Он тоже встал, обнял ее одной рукой за талию, попытался притянуть к себе, но она его оттолкнула. Питер застыл с вытянутыми руками, словно пытался поймать ее, тоже своего рода птицу, но она оказалась для него слишком проворной.
– Ш-ш-ш, – произнес Питер.
Но она смеялась как безумная, взмахивала руками, то касаясь своей буйной гривы, то снова опуская их, то немного пробегая в сторону дома, то возвращаясь к нам. Я подумала: может, дать ей пощечину, чтобы прекратилась истерика? Или съездить на велосипеде за врачом? Но в то же время все это казалось мне преувеличенным, наигранным, словно каким-то спектаклем.
– Иди в дом. – Питер наконец поймал ее, схватил за плечи. – Иди в дом и ложись. Это была всего лишь птица.
– Простите, – сказала я, сама не зная, за что извиняюсь.
– Ничего-ничего. Она придет в себя, все будет в порядке.
– Нет, не ничего! – взвизгнула Кара.
– Я ее похоронила, – сообщила я. – Под шелковицей. Я правильно сделала?
– Она умерла? – Кара так и обмякла, и Питер придержал ее под мышки.
– Иди и ляг, – повторил он.
– Я могу чем-то помочь? – спросила я.
Но они уже шли к открытому французскому окну. Ноги Кары почти волочились по каменным плиткам.

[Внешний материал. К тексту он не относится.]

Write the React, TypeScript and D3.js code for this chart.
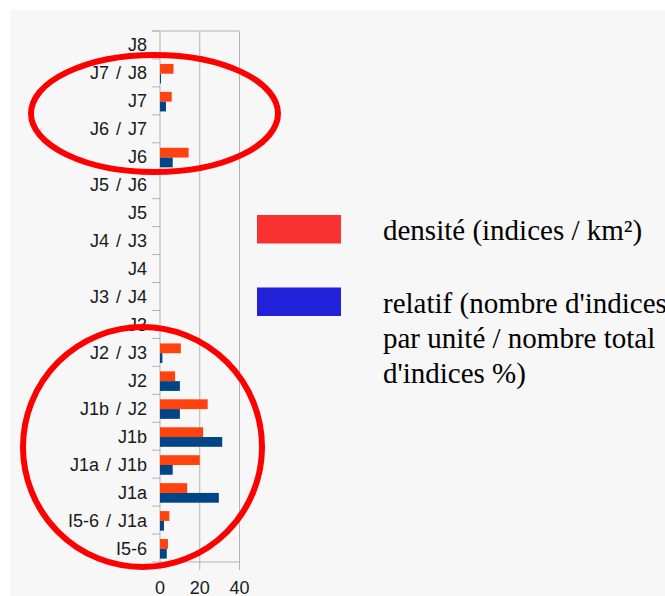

Я подобрала осколки разбитой чашки и, не зная, что еще делать, немного подождала под портиком. Через открытое окно их спальни я едва различала, как Кара сидит на кровати, уткнувшись лицом в ладони, а Питер стоит перед ней на коленях. Она позволила ему снять с нее платье через голову и потом обвила его шею руками, вытянувшись вперед, потому что он стоял не совсем рядом. Я смотрела, как он осторожно высвободился, откинул покрывало, помог ей лечь в кровать, укутал.